* **Directions for this task**
Reproduce the listing exactly and skip over any pictures.

* **Information supplied**

+++

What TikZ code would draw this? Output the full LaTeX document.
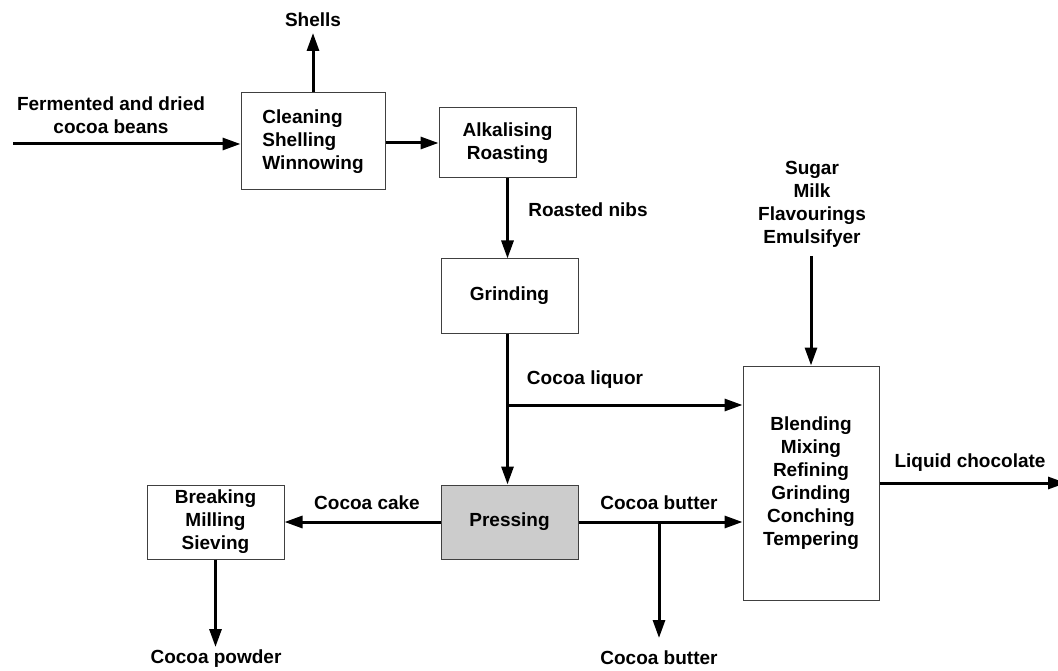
\documentclass[tikz,border=0pt]{standalone}
\usepackage{fontspec}
\setmainfont{Liberation Sans}
\usetikzlibrary{arrows.meta}
\tikzset{
  box/.style={draw=black!75, line width=1pt, fill=white, inner sep=0pt, font=\bfseries\fontsize{19}{23}\selectfont, align=center},
  lbl/.style={inner sep=0pt, font=\bfseries\fontsize{19}{23}\selectfont, align=center},
  flow/.style={line width=3pt, -{Triangle[length=18pt,width=12pt]}},
  line/.style={line width=3pt}
}
\begin{document}
\begin{tikzpicture}[x=1pt,y=-1pt]
\useasboundingbox (0,0) rectangle (1058,671);
% boxes
\node[box, minimum width=144pt, minimum height=97pt, align=left] (clean) at (313,141.5) {Cleaning\\Shelling\\Winnowing};
\node[box, minimum width=137pt, minimum height=70pt] (alk) at (507.5,143) {Alkalising\\Roasting};
\node[box, minimum width=137pt, minimum height=74pt] (grind) at (509.5,296) {Grinding};
\node[box, minimum width=137pt, minimum height=74pt, fill=black!20] (press) at (509.5,522) {Pressing};
\node[box, minimum width=137pt, minimum height=74pt] (break) at (215.5,522) {Breaking\\Milling\\Sieving};
\node[box, minimum width=136pt, minimum height=234pt] (blend) at (811,483) {Blending\\Mixing\\Refining\\Grinding\\Conching\\Tempering};
% labels
\node[lbl] (ferm) at (111,115) {Fermented and dried\\cocoa beans};
\node[lbl] (shells) at (313,20) {Shells};
\node[lbl] (nibs) at (588,210) {Roasted nibs};
\node[lbl] (liqlbl) at (585,380) {Cocoa liquor};
\node[lbl] (sugar) at (812,204) {Sugar\\Milk\\Flavourings\\Emulsifyer};
\node[lbl] (cake) at (367,503) {Cocoa cake};
\node[lbl] (butter1) at (659,503) {Cocoa butter};
\node[lbl] (butter2) at (659,658) {Cocoa butter};
\node[lbl] (powder) at (216,659) {Cocoa powder};
\node[lbl] (liqchoc) at (970,463) {Liquid chocolate};
% coordinates
\coordinate (inL) at (13,144);
\coordinate (shellsEnd) at (313,33);
\coordinate (liq) at (507.5,405);
\coordinate (sugarStart) at (811,256);
\coordinate (butterSplit) at (659,522);
\coordinate (butterEnd) at (659,638);
\coordinate (powderEnd) at (215.5,647);
\coordinate (chocEnd) at (1066,483);
% connectors
\draw[flow] (inL) -- (inL -| clean.west);
\draw[flow] (clean.north) -- (shellsEnd);
\draw[flow] (clean.east |- alk.west) -- (alk.west);
\draw[flow] (alk.south) -- (alk.south |- grind.north);
\draw[flow] (alk.south |- grind.south) -- (alk.south |- press.north);
\draw[flow] (liq) -- (liq -| blend.west);
\draw[flow] (sugarStart) -- (sugarStart |- blend.north);
\draw[flow] (press.west) -- (break.east);
\draw[flow] (press.east) -- (press.east -| blend.west);
\draw[flow] (butterSplit) -- (butterEnd);
\draw[flow] (break.south) -- (break.south |- powderEnd);
\draw[flow] (blend.east) -- (chocEnd);
\end{tikzpicture}
\end{document}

+++

* **Solution below**
What TikZ code would draw this? Output the full LaTeX document.
\documentclass[tikz,border=0pt]{standalone}
\usepackage{fontspec}
\setmainfont{Liberation Sans}
\usetikzlibrary{arrows.meta}
\tikzset{
  box/.style={draw=black!75, line width=1pt, fill=white, inner sep=0pt, font=\bfseries\fontsize{19}{23}\selectfont, align=center},
  lbl/.style={inner sep=0pt, font=\bfseries\fontsize{19}{23}\selectfont, align=center},
  flow/.style={line width=3pt, -{Triangle[length=18pt,width=12pt]}},
  line/.style={line width=3pt}
}
\begin{document}
\begin{tikzpicture}[x=1pt,y=-1pt]
\useasboundingbox (0,0) rectangle (1058,671);
% boxes
\node[box, minimum width=144pt, minimum height=97pt, align=left] (clean) at (313,141.5) {Cleaning\\Shelling\\Winnowing};
\node[box, minimum width=137pt, minimum height=70pt] (alk) at (507.5,143) {Alkalising\\Roasting};
\node[box, minimum width=137pt, minimum height=74pt] (grind) at (509.5,296) {Grinding};
\node[box, minimum width=137pt, minimum height=74pt, fill=black!20] (press) at (509.5,522) {Pressing};
\node[box, minimum width=137pt, minimum height=74pt] (break) at (215.5,522) {Breaking\\Milling\\Sieving};
\node[box, minimum width=136pt, minimum height=234pt] (blend) at (811,483) {Blending\\Mixing\\Refining\\Grinding\\Conching\\Tempering};
% labels
\node[lbl] (ferm) at (111,115) {Fermented and dried\\cocoa beans};
\node[lbl] (shells) at (313,20) {Shells};
\node[lbl] (nibs) at (588,210) {Roasted nibs};
\node[lbl] (liqlbl) at (585,380) {Cocoa liquor};
\node[lbl] (sugar) at (812,204) {Sugar\\Milk\\Flavourings\\Emulsifyer};
\node[lbl] (cake) at (367,503) {Cocoa cake};
\node[lbl] (butter1) at (659,503) {Cocoa butter};
\node[lbl] (butter2) at (659,658) {Cocoa butter};
\node[lbl] (powder) at (216,659) {Cocoa powder};
\node[lbl] (liqchoc) at (970,463) {Liquid chocolate};
% coordinates
\coordinate (inL) at (13,144);
\coordinate (shellsEnd) at (313,33);
\coordinate (liq) at (507.5,405);
\coordinate (sugarStart) at (811,256);
\coordinate (butterSplit) at (659,522);
\coordinate (butterEnd) at (659,638);
\coordinate (powderEnd) at (215.5,647);
\coordinate (chocEnd) at (1066,483);
% connectors
\draw[flow] (inL) -- (inL -| clean.west);
\draw[flow] (clean.north) -- (shellsEnd);
\draw[flow] (clean.east |- alk.west) -- (alk.west);
\draw[flow] (alk.south) -- (alk.south |- grind.north);
\draw[flow] (alk.south |- grind.south) -- (alk.south |- press.north);
\draw[flow] (liq) -- (liq -| blend.west);
\draw[flow] (sugarStart) -- (sugarStart |- blend.north);
\draw[flow] (press.west) -- (break.east);
\draw[flow] (press.east) -- (press.east -| blend.west);
\draw[flow] (butterSplit) -- (butterEnd);
\draw[flow] (break.south) -- (break.south |- powderEnd);
\draw[flow] (blend.east) -- (chocEnd);
\end{tikzpicture}
\end{document}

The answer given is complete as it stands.